> Problem to work on
From the listing that follows, output everything exactly except the pictures.

+ + + +

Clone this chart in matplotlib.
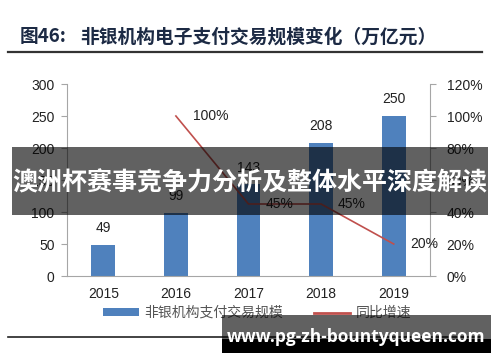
import matplotlib
matplotlib.use("Agg")
import matplotlib.pyplot as plt
from matplotlib.patches import Rectangle, Patch
from matplotlib.lines import Line2D

# Données du graphique
annees = ["2015", "2016", "2017", "2018", "2019"]
volume = [49, 99, 143, 208, 250]            # 万亿元
croissance = [None, 100, 45, 45, 20]       # %
croissance_labels = ["", "100%", "45%", "45%", "20%"]
gauche_ticks = [0, 50, 100, 150, 200, 250, 300]
droite_ticks = [0, 20, 40, 60, 80, 100, 120]

cjk = ["Noto Sans CJK SC", "DejaVu Sans"]
num = ["Liberation Sans", "DejaVu Sans"]
bleu = "#4f81bd"
rouge = "#c0504d"
gris = "#a6a6a6"

W, H = 500, 362
fig = plt.figure(figsize=(W / 100, H / 100), dpi=100)

def fx(px):
    return px / W

def fy(py):
    return 1 - py / H

# Titre et ligne de séparation
fig.text(fx(20), fy(37), "图46:", family=cjk, fontsize=13.5, fontweight="bold",
         color="#1c2a44", va="center", ha="left")
fig.text(fx(80), fy(37), "非银机构电子支付交易规模变化（万亿元）",
         family=cjk, fontsize=13.5, fontweight="bold", color="#1c2a44",
         va="center", ha="left")
fig.add_artist(Line2D([fx(8), fx(482)], [fy(51.5), fy(51.5)], color="#333333", lw=1.6))
fig.add_artist(Line2D([fx(8), fx(482)], [fy(337), fy(337)], color="#222222", lw=1.2))

# Axe principal (barres)
ax = fig.add_axes([fx(67), fy(276), fx(430) - fx(67), fy(84) - fy(276)])
x = range(len(annees))
ax.bar(x, volume, width=0.33, color=bleu, zorder=2)
for i, v in enumerate(volume):
    ax.annotate(str(v), (i, v), xytext=(0, 12), textcoords="offset points",
                ha="center", va="center", family=num, fontsize=10, color="#222222")

ax.set_xlim(-0.5, 4.5)
ax.set_ylim(0, 300)
ax.set_yticks(gauche_ticks)
ax.set_xticks(list(x))
ax.set_xticklabels(annees)
for s in ["top", "right"]:
    ax.spines[s].set_visible(False)
ax.spines["left"].set_color(gris)
ax.spines["bottom"].set_color(gris)
ax.tick_params(axis="y", length=4, color=gris, pad=5, labelsize=10)
ax.tick_params(axis="x", length=0, pad=8, labelsize=10)
for lab in ax.get_xticklabels() + ax.get_yticklabels():
    lab.set_family(num)
    lab.set_color("#222222")

# Axe secondaire (croissance)
ax2 = ax.twinx()
xs = [i for i, c in enumerate(croissance) if c is not None]
ys = [c for c in croissance if c is not None]
ax2.plot(xs, ys, color=rouge, lw=1.2, zorder=3)
for i, c in enumerate(croissance):
    if c is not None:
        ax2.annotate(croissance_labels[i], (i, c), xytext=(12, 0), textcoords="offset points",
                     ha="left", va="center", family=num, fontsize=10, color="#222222")
ax2.set_ylim(0, 120)
ax2.set_yticks(droite_ticks)
ax2.set_yticklabels([f"{t}%" for t in droite_ticks])
for s in ["top", "left", "bottom"]:
    ax2.spines[s].set_visible(False)
ax2.spines["right"].set_color(gris)
ax2.tick_params(axis="y", length=4, color=gris, pad=8, labelsize=10)
for lab in ax2.get_yticklabels():
    lab.set_family(num)
    lab.set_color("#222222")

# Légende
handles = [Patch(facecolor=bleu, edgecolor="none"),
           Line2D([0], [0], color=rouge, lw=2)]
fig.legend(handles, ["非银机构支付交易规模", "同比增速"], loc="center",
           bbox_to_anchor=(fx(257), fy(313)), ncol=2, frameon=False,
           prop={"family": cjk, "size": 10}, labelcolor="#555555",
           handlelength=2.6, handleheight=0.5, columnspacing=2.2, handletextpad=0.4)

# Bandeau superposé
fig.add_artist(Rectangle((fx(12), fy(215)), fx(488) - fx(12), fy(147) - fy(215),
                         transform=fig.transFigure, facecolor="black", alpha=0.62,
                         edgecolor="none", zorder=10))
fig.text(fx(250), fy(183), "澳洲杯赛事竞争力分析及整体水平深度解读", family=cjk,
         fontsize=18, fontweight="bold", color="white", ha="center", va="center", zorder=11)

# Filigrane
fig.add_artist(Rectangle((fx(222), fy(339)), fx(491) - fx(222), fy(315) - fy(339),
                         transform=fig.transFigure, facecolor="black", alpha=0.62,
                         edgecolor="none", zorder=10))
fig.add_artist(Rectangle((fx(222), fy(353)), fx(491) - fx(222), fy(339) - fy(353),
                         transform=fig.transFigure, facecolor="black",
                         edgecolor="none", zorder=10))
fig.text(fx(356), fy(337), "www.pg-zh-bountyqueen.com", family=["Open Sans", "DejaVu Sans"],
         fontsize=12.5, fontweight="bold", color="white", ha="center", va="center", zorder=11)

fig.savefig("out.png", dpi=100)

+ + + +

> Final answer
Clone this chart in matplotlib.
import matplotlib
matplotlib.use("Agg")
import matplotlib.pyplot as plt
from matplotlib.patches import Rectangle, Patch
from matplotlib.lines import Line2D

# Données du graphique
annees = ["2015", "2016", "2017", "2018", "2019"]
volume = [49, 99, 143, 208, 250]            # 万亿元
croissance = [None, 100, 45, 45, 20]       # %
croissance_labels = ["", "100%", "45%", "45%", "20%"]
gauche_ticks = [0, 50, 100, 150, 200, 250, 300]
droite_ticks = [0, 20, 40, 60, 80, 100, 120]

cjk = ["Noto Sans CJK SC", "DejaVu Sans"]
num = ["Liberation Sans", "DejaVu Sans"]
bleu = "#4f81bd"
rouge = "#c0504d"
gris = "#a6a6a6"

W, H = 500, 362
fig = plt.figure(figsize=(W / 100, H / 100), dpi=100)

def fx(px):
    return px / W

def fy(py):
    return 1 - py / H

# Titre et ligne de séparation
fig.text(fx(20), fy(37), "图46:", family=cjk, fontsize=13.5, fontweight="bold",
         color="#1c2a44", va="center", ha="left")
fig.text(fx(80), fy(37), "非银机构电子支付交易规模变化（万亿元）",
         family=cjk, fontsize=13.5, fontweight="bold", color="#1c2a44",
         va="center", ha="left")
fig.add_artist(Line2D([fx(8), fx(482)], [fy(51.5), fy(51.5)], color="#333333", lw=1.6))
fig.add_artist(Line2D([fx(8), fx(482)], [fy(337), fy(337)], color="#222222", lw=1.2))

# Axe principal (barres)
ax = fig.add_axes([fx(67), fy(276), fx(430) - fx(67), fy(84) - fy(276)])
x = range(len(annees))
ax.bar(x, volume, width=0.33, color=bleu, zorder=2)
for i, v in enumerate(volume):
    ax.annotate(str(v), (i, v), xytext=(0, 12), textcoords="offset points",
                ha="center", va="center", family=num, fontsize=10, color="#222222")

ax.set_xlim(-0.5, 4.5)
ax.set_ylim(0, 300)
ax.set_yticks(gauche_ticks)
ax.set_xticks(list(x))
ax.set_xticklabels(annees)
for s in ["top", "right"]:
    ax.spines[s].set_visible(False)
ax.spines["left"].set_color(gris)
ax.spines["bottom"].set_color(gris)
ax.tick_params(axis="y", length=4, color=gris, pad=5, labelsize=10)
ax.tick_params(axis="x", length=0, pad=8, labelsize=10)
for lab in ax.get_xticklabels() + ax.get_yticklabels():
    lab.set_family(num)
    lab.set_color("#222222")

# Axe secondaire (croissance)
ax2 = ax.twinx()
xs = [i for i, c in enumerate(croissance) if c is not None]
ys = [c for c in croissance if c is not None]
ax2.plot(xs, ys, color=rouge, lw=1.2, zorder=3)
for i, c in enumerate(croissance):
    if c is not None:
        ax2.annotate(croissance_labels[i], (i, c), xytext=(12, 0), textcoords="offset points",
                     ha="left", va="center", family=num, fontsize=10, color="#222222")
ax2.set_ylim(0, 120)
ax2.set_yticks(droite_ticks)
ax2.set_yticklabels([f"{t}%" for t in droite_ticks])
for s in ["top", "left", "bottom"]:
    ax2.spines[s].set_visible(False)
ax2.spines["right"].set_color(gris)
ax2.tick_params(axis="y", length=4, color=gris, pad=8, labelsize=10)
for lab in ax2.get_yticklabels():
    lab.set_family(num)
    lab.set_color("#222222")

# Légende
handles = [Patch(facecolor=bleu, edgecolor="none"),
           Line2D([0], [0], color=rouge, lw=2)]
fig.legend(handles, ["非银机构支付交易规模", "同比增速"], loc="center",
           bbox_to_anchor=(fx(257), fy(313)), ncol=2, frameon=False,
           prop={"family": cjk, "size": 10}, labelcolor="#555555",
           handlelength=2.6, handleheight=0.5, columnspacing=2.2, handletextpad=0.4)

# Bandeau superposé
fig.add_artist(Rectangle((fx(12), fy(215)), fx(488) - fx(12), fy(147) - fy(215),
                         transform=fig.transFigure, facecolor="black", alpha=0.62,
                         edgecolor="none", zorder=10))
fig.text(fx(250), fy(183), "澳洲杯赛事竞争力分析及整体水平深度解读", family=cjk,
         fontsize=18, fontweight="bold", color="white", ha="center", va="center", zorder=11)

# Filigrane
fig.add_artist(Rectangle((fx(222), fy(339)), fx(491) - fx(222), fy(315) - fy(339),
                         transform=fig.transFigure, facecolor="black", alpha=0.62,
                         edgecolor="none", zorder=10))
fig.add_artist(Rectangle((fx(222), fy(353)), fx(491) - fx(222), fy(339) - fy(353),
                         transform=fig.transFigure, facecolor="black",
                         edgecolor="none", zorder=10))
fig.text(fx(356), fy(337), "www.pg-zh-bountyqueen.com", family=["Open Sans", "DejaVu Sans"],
         fontsize=12.5, fontweight="bold", color="white", ha="center", va="center", zorder=11)

fig.savefig("out.png", dpi=100)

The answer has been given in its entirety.